═════ MATERIALS PROVIDED

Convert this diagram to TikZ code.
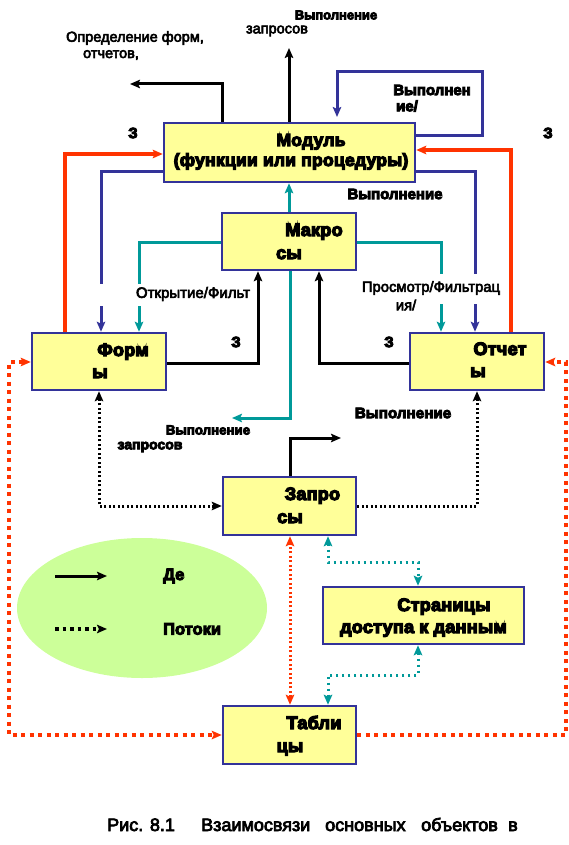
\documentclass[tikz,border=0pt]{standalone}
\usepackage{fontspec}
\setmainfont{Liberation Sans}
\newfontfamily\heavyfont[LetterSpace=1.5,FakeBold=7]{Liberation Sans}
\newfontfamily\heavyfontB[FakeBold=6]{Liberation Sans}
\newfontfamily\medfont[FakeBold=4]{Liberation Sans}
\usetikzlibrary{arrows.meta,shapes.geometric}
\definecolor{boxblue}{HTML}{333399}
\definecolor{boxfill}{HTML}{FFFF99}
\definecolor{myred}{HTML}{FF3300}
\definecolor{myteal}{HTML}{009999}
\definecolor{legfill}{HTML}{CCFF99}
\tikzset{
  box/.style={draw=boxblue, fill=boxfill, line width=2.5pt, inner sep=0pt},
  lbl/.style={font=\heavyfont\bfseries\fontsize{18}{20}\selectfont, inner sep=0pt, anchor=base},
  lblm/.style={font=\heavyfont\bfseries\fontsize{17.5}{19}\selectfont, inner sep=0pt, anchor=base},
  sm/.style={font=\heavyfontB\bfseries\fontsize{#1}{15}\selectfont, inner sep=0pt},
  sm/.default=13,
  smr/.style={font=\medfont\fontsize{#1}{15}\selectfont, inner sep=0pt},
  smr/.default=14.5,
  captext/.style={font=\medfont\fontsize{18}{20}\selectfont, inner sep=0pt, anchor=base west},
  tipk/.style={-{Stealth[length=10pt,width=8.5pt,inset=2pt]}},
  solidk/.style={draw=black, line width=3pt, tipk},
  bl/.style={draw=boxblue, line width=3pt, tipk},
  rd/.style={draw=myred, line width=3.5pt, tipk},
  tl/.style={draw=myteal, line width=3pt, tipk},
  dotk/.style={draw=black, line width=3pt, dash pattern=on 2pt off 2.5pt},
  dotkb/.style={draw=black, line width=3.5pt, dash pattern=on 3.5pt off 4pt},
  rdf/.style={draw=myred, line width=3pt, dash pattern=on 2pt off 2.5pt},
  rdd/.style={draw=myred, line width=4pt, dash pattern=on 4pt off 4.5pt},
  tld/.style={draw=myteal, line width=3pt, dash pattern=on 2.5pt off 3.5pt},
  bothtips/.style={{Stealth[length=10pt,width=8.5pt,inset=2pt]}-{Stealth[length=10pt,width=8.5pt,inset=2pt]}},
}
\begin{document}
\begin{tikzpicture}[x=1pt,y=-1pt]
\useasboundingbox (0,0) rectangle (569,845);

% legend ellipse
\node[ellipse, fill=legfill, draw=none, minimum width=250pt, minimum height=140pt, inner sep=0pt] (leg) at (142,608) {};

% free end points
\coordinate (defEnd) at (130,84);
\coordinate (zapTop) at (289,48);
\coordinate (loopEnd) at (337,117);
\coordinate (zapMid) at (232,418);
\coordinate (vypEnd) at (341,438);
\coordinate (legA1) at (55,576);
\coordinate (legA2) at (107,576);
\coordinate (legB1) at (55,629);
\coordinate (legB2) at (107,629);

% boxes
\node[box, minimum width=251pt, minimum height=59pt] (mod) at (289.5,152.5) {};
\node[box, minimum width=134pt, minimum height=57pt] (mac) at (289,241.5) {};
\node[box, minimum width=134pt, minimum height=57pt] (fo) at (99,361.5) {};
\node[box, minimum width=134pt, minimum height=57pt] (re) at (477,361.5) {};
\node[box, minimum width=133pt, minimum height=58pt] (qu) at (289.5,506) {};
\node[box, minimum width=201pt, minimum height=57pt] (pa) at (423.5,615.5) {};
\node[box, minimum width=133pt, minimum height=58pt] (ta) at (289.5,735) {};

% module outputs
\draw[solidk] (mod.north -| 222,0) |- (defEnd);
\draw[solidk] (mod.north -| zapTop) -- (zapTop);
\draw[bl] (mod.east |- 0,136) -| (482,72) -| (loopEnd);
\draw[rd] (fo.north -| 65,0) |- (mod.west |- 0,154);
\draw[rd] (re.north -| 511,0) |- (mod.east |- 0,150);
\draw[bl] (mod.west |- 0,172) -| (fo.north -| 101,0);
\draw[bl] (mod.east |- 0,172) -| (re.north -| 475,0);

% macros
\draw[tl] (mac.north -| 289,0) -- (mod.south -| 289,0);
\draw[tl] (mac.west |- 0,242) -| (fo.north -| 139,0);
\draw[tl] (mac.east |- 0,242) -| (re.north -| 441,0);
\draw[tl] (mac.south -| 290,0) |- (zapMid);
\draw[solidk] (fo.east |- 0,363) -| (mac.south -| 258,0);
\draw[solidk] (re.west |- 0,363) -| (mac.south -| 319,0);

% queries
\draw[solidk] (qu.north -| 290,0) |- (vypEnd);
\draw[dotk, bothtips] (qu.west |- 0,506) -| (fo.south -| 99,0);
\draw[dotk, tipk] (qu.east |- 0,506) -| (re.south -| 477,0);
\draw[rdf, bothtips] (ta.north -| 290,0) -- (qu.south -| 290,0);
\draw[tld, bothtips] (qu.south -| 328,0) -- (328,562) -| (pa.north -| 418,0);
\draw[tld, bothtips] (pa.south -| 418,0) -- (418,675) -| (ta.north -| 328,0);
\draw[rdd, bothtips] (fo.west |- 0,362) -| (9,735) -- (ta.west |- 0,735);
\draw[rdd, tipk] (ta.east |- 0,735) -| (566,362) -- (re.east |- 0,362);

% legend arrows
\draw[solidk] (legA1) -- (legA2);
\draw[dotkb, tipk] (legB1) -- (legB2);

% gaps behind labels
\fill[white] (95,284) rectangle (148,306);
\fill[white] (435,274) rectangle (481,304);

% box texts
\node[lblm] (t1) at (311,146) {Модуль};
\node[lblm] (t2) at (291,166) {(функции или процедуры)};
\node[lbl] (t3) at (314,236) {Макро};
\node[lbl] (t4) at (289,259) {сы};
\node[lbl] (t5) at (123,356) {Форм};
\node[lbl] (t6) at (100,378) {ы};
\node[lbl] (t7) at (500,355) {Отчет};
\node[lbl] (t8) at (478,377) {ы};
\node[lbl] (t9) at (312.5,500) {Запро};
\node[lbl] (t10) at (290,523) {сы};
\node[lbl] (t11) at (444,611) {Страницы};
\node[lbl] (t12) at (423.5,633) {доступа к данным};
\node[lbl] (t13) at (314,729) {Табли};
\node[lbl] (t14) at (290,752) {цы};

% labels
\node[smr] (l1) at (135,38) {Определение форм,};
\node[smr] (l2) at (111,55) {отчетов,};
\node[sm] (l3) at (336,15) {Выполнение};
\node[smr] (l4) at (277,31) {запросов};
\node[sm=15] (l5) at (432,90) {Выполнен};
\node[sm=15] (l6) at (407,106) {ие/};
\node[sm=15] (l7) at (133,133) {З};
\node[sm=15] (l8) at (548,133) {З};
\node[sm=15] (l9) at (395,194) {Выполнение};
\node[smr=15] (l10) at (193,294) {Открытие/Фильт};
\node[smr=14.8] (l11) at (431,288) {Просмотр/Фильтрац};
\node[smr=14.8] (l12) at (406,305) {ия/};
\node[sm=15] (l13) at (236,342) {З};
\node[sm=15] (l14) at (389,342) {З};
\node[sm=15.2] (l15) at (403,413) {Выполнение};
\node[sm=13.3] (l16) at (208,430) {Выполнение};
\node[sm=14] (l17) at (150,447) {запросов};
\node[sm=16.5, anchor=west] (l18) at (163,576) {Де};
\node[sm=16.5, anchor=west] (l19) at (163,629) {Потоки};

% caption
\node[captext] (c1) at (107,831) {Рис. 8.1};
\node[captext] (c2) at (201,831) {Взаимосвязи};
\node[captext] (c3) at (325,831) {основных};
\node[captext] (c4) at (421,831) {объектов};
\node[captext] (c5) at (508,831) {в};
\end{tikzpicture}
\end{document}
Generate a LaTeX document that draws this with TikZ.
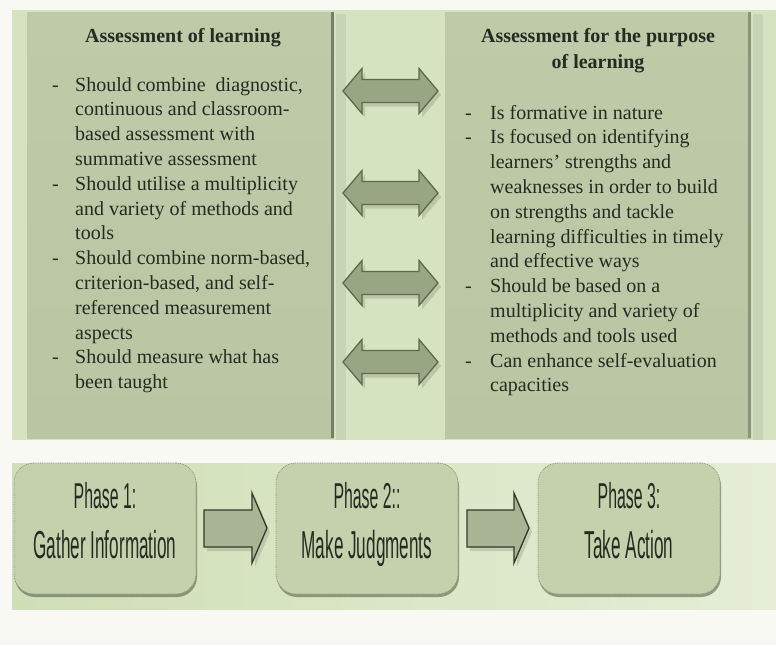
\documentclass[tikz,border=0pt]{standalone}
\usepackage{fontspec}
\setmainfont{Liberation Serif}
\newfontfamily\phasefont[FakeStretch=0.44]{Liberation Sans}
\definecolor{pagebg}{RGB}{247,249,242}
\definecolor{panelbg}{RGB}{213,227,192}
\definecolor{boxfill}{RGB}{185,197,163}
\definecolor{boxtop}{RGB}{190,202,168}
\definecolor{boxedge}{RGB}{118,128,102}
\definecolor{arrfill}{RGB}{152,166,132}
\definecolor{arrline}{RGB}{92,106,78}
\definecolor{txt}{RGB}{38,42,32}
\definecolor{phasefill}{RGB}{196,209,172}
\definecolor{phaseline}{RGB}{135,146,118}
\definecolor{phaseshadow}{RGB}{78,88,64}
\definecolor{bottomL}{RGB}{207,223,183}
\definecolor{bottomR}{RGB}{229,238,213}
\definecolor{parrfill}{RGB}{168,180,148}
\definecolor{parrline}{RGB}{50,58,42}
\tikzset{
  colbox/.style={rectangle, inner sep=0pt, top color=boxtop, bottom color=boxfill},
  titletxt/.style={inner sep=0pt, text=txt, font=\fontsize{20}{26}\selectfont\bfseries},
  bodytxt/.style={inner sep=0pt, text=txt, font=\fontsize{20}{24.8}\selectfont},
  dblarrow/.style={fill=arrfill, draw=arrline, line width=1.3pt, line join=miter},
  dblshadow/.style={fill=black, opacity=0.12},
  phasebox/.style={rectangle, rounded corners=20pt, inner sep=0pt, minimum width=182pt, minimum height=131pt, fill=phasefill, draw=phaseline, densely dotted, line width=0.8pt},
  phaseshad/.style={rectangle, rounded corners=20pt, inner sep=0pt, minimum width=182pt, minimum height=131pt, fill=phaseshadow},
  phasetxtA/.style={inner sep=0pt, text=txt, font=\phasefont\fontsize{36}{40}\selectfont},
  phasetxtB/.style={inner sep=0pt, text=txt, font=\phasefont\fontsize{39}{44}\selectfont},
  phasearrow/.style={fill=parrfill, draw=parrline, line width=1.3pt, line join=miter}
}
\begin{document}
\begin{tikzpicture}[x=1pt,y=-1pt]
\useasboundingbox (0,0) rectangle (776,645);
\fill[pagebg] (0,0) rectangle (776,645);
% top panel
\fill[panelbg] (12,10) rectangle (776,440);
% box shadows
\fill[black, opacity=0.06] (336,14) rectangle (346,440);
\fill[black, opacity=0.06] (753,14) rectangle (763,440);
\node[colbox, minimum width=307pt, minimum height=426pt] (leftbox) at (180.5,225) {};
\node[colbox, minimum width=306pt, minimum height=426pt] (rightbox) at (598,225) {};
\fill[boxedge] ([xshift=-3pt]leftbox.north east) rectangle (leftbox.south east);
\fill[boxedge, opacity=0.7] ([xshift=-3pt]rightbox.north east) rectangle (rightbox.south east);
% titles
\node[titletxt, anchor=base] (ltitle) at (183,42) {Assessment of learning};
\node[titletxt, anchor=base] (rtitle) at (598,42) {\begin{tabular}[t]{@{}c@{}}Assessment for the purpose\\ of learning\end{tabular}};
% bodies
\node[bodytxt, anchor=base west] (lbody) at (52,91) {\begin{tabular}[t]{@{}p{23pt}@{}l@{}}
-&Should combine~ diagnostic,\\
&continuous and classroom-\\
&based assessment with\\
&summative assessment\\
-&Should utilise a multiplicity\\
&and variety of methods and\\
&tools\\
-&Should combine norm-based,\\
&criterion-based, and self-\\
&referenced measurement\\
&aspects\\
-&Should measure what has\\
&been taught
\end{tabular}};
\node[bodytxt, anchor=base west] (rbody) at (465,119) {\begin{tabular}[t]{@{}p{25pt}@{}l@{}}
-&Is formative in nature\\
-&Is focused on identifying\\
&learners' strengths and\\
&weaknesses in order to build\\
&on strengths and tackle\\
&learning difficulties in timely\\
&and effective ways\\
-&Should be based on a\\
&multiplicity and variety of\\
&methods and tools used\\
-&Can enhance self-evaluation\\
&capacities
\end{tabular}};
% double arrows
\foreach \c/\nm in {91/a1,193/a2,283/a3,362/a4}{
  \coordinate (\nm) at (390.5,\c);
  \fill[dblshadow, shift={(3,4)}] (343,\c) -- (362,\c-22.5) -- (362,\c-11.5) -- (419,\c-11.5) -- (419,\c-22.5) -- (438,\c) -- (419,\c+22.5) -- (419,\c+11.5) -- (362,\c+11.5) -- (362,\c+22.5) -- cycle;
  \draw[dblarrow] (343,\c) -- (362,\c-22.5) -- (362,\c-11.5) -- (419,\c-11.5) -- (419,\c-22.5) -- (438,\c) -- (419,\c+22.5) -- (419,\c+11.5) -- (362,\c+11.5) -- (362,\c+22.5) -- cycle;
}
% bottom panel
\shade[left color=bottomL, right color=bottomR] (12,463) rectangle (776,609);
% phase boxes
\foreach \x/\nm in {105/p1,367/p2,629/p3}{
  \node[phaseshad, opacity=0.55] at (\x+1,531.5) {};
  \node[phasebox] (\nm) at (\x,528.5) {};
}
\node[phasetxtA, anchor=base] (p1a) at (105,508) {Phase 1:};
\node[phasetxtB, anchor=base] (p1b) at (105,558) {Gather Information};
\node[phasetxtA, anchor=base] (p2a) at (367,508) {Phase 2::};
\node[phasetxtB, anchor=base] (p2b) at (367,558) {Make Judgments};
\node[phasetxtA, anchor=base] (p3a) at (629,508) {Phase 3:};
\node[phasetxtB, anchor=base] (p3b) at (629,558) {Take Action};
% phase arrows
\fill[black, opacity=0.12, shift={(3,4)}] (204,510) -- (252,510) -- (252,493) -- (267,528) -- (252,563) -- (252,547) -- (204,547) -- cycle;
\draw[phasearrow] (204,510) -- (252,510) -- (252,493) -- (267,528) -- (252,563) -- (252,547) -- (204,547) -- cycle;
\fill[black, opacity=0.12, shift={(3,4)}] (467,510) -- (514,510) -- (514,493) -- (529,528) -- (514,563) -- (514,547) -- (467,547) -- cycle;
\draw[phasearrow] (467,510) -- (514,510) -- (514,493) -- (529,528) -- (514,563) -- (514,547) -- (467,547) -- cycle;
\end{tikzpicture}
\end{document}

══════════

§ **PROBLEM**:
Pictures are excluded: retype only the lines from the beginning of the listing above through the line with "fill=legfill, draw=none, minimum", both included.

§ **IN RESPONSE**:
Convert this diagram to TikZ code.
\documentclass[tikz,border=0pt]{standalone}
\usepackage{fontspec}
\setmainfont{Liberation Sans}
\newfontfamily\heavyfont[LetterSpace=1.5,FakeBold=7]{Liberation Sans}
\newfontfamily\heavyfontB[FakeBold=6]{Liberation Sans}
\newfontfamily\medfont[FakeBold=4]{Liberation Sans}
\usetikzlibrary{arrows.meta,shapes.geometric}
\definecolor{boxblue}{HTML}{333399}
\definecolor{boxfill}{HTML}{FFFF99}
\definecolor{myred}{HTML}{FF3300}
\definecolor{myteal}{HTML}{009999}
\definecolor{legfill}{HTML}{CCFF99}
\tikzset{
  box/.style={draw=boxblue, fill=boxfill, line width=2.5pt, inner sep=0pt},
  lbl/.style={font=\heavyfont\bfseries\fontsize{18}{20}\selectfont, inner sep=0pt, anchor=base},
  lblm/.style={font=\heavyfont\bfseries\fontsize{17.5}{19}\selectfont, inner sep=0pt, anchor=base},
  sm/.style={font=\heavyfontB\bfseries\fontsize{#1}{15}\selectfont, inner sep=0pt},
  sm/.default=13,
  smr/.style={font=\medfont\fontsize{#1}{15}\selectfont, inner sep=0pt},
  smr/.default=14.5,
  captext/.style={font=\medfont\fontsize{18}{20}\selectfont, inner sep=0pt, anchor=base west},
  tipk/.style={-{Stealth[length=10pt,width=8.5pt,inset=2pt]}},
  solidk/.style={draw=black, line width=3pt, tipk},
  bl/.style={draw=boxblue, line width=3pt, tipk},
  rd/.style={draw=myred, line width=3.5pt, tipk},
  tl/.style={draw=myteal, line width=3pt, tipk},
  dotk/.style={draw=black, line width=3pt, dash pattern=on 2pt off 2.5pt},
  dotkb/.style={draw=black, line width=3.5pt, dash pattern=on 3.5pt off 4pt},
  rdf/.style={draw=myred, line width=3pt, dash pattern=on 2pt off 2.5pt},
  rdd/.style={draw=myred, line width=4pt, dash pattern=on 4pt off 4.5pt},
  tld/.style={draw=myteal, line width=3pt, dash pattern=on 2.5pt off 3.5pt},
  bothtips/.style={{Stealth[length=10pt,width=8.5pt,inset=2pt]}-{Stealth[length=10pt,width=8.5pt,inset=2pt]}},
}
\begin{document}
\begin{tikzpicture}[x=1pt,y=-1pt]
\useasboundingbox (0,0) rectangle (569,845);

% legend ellipse
\node[ellipse, fill=legfill, draw=none, minimum width=250pt, minimum height=140pt, inner sep=0pt] (leg) at (142,608) {};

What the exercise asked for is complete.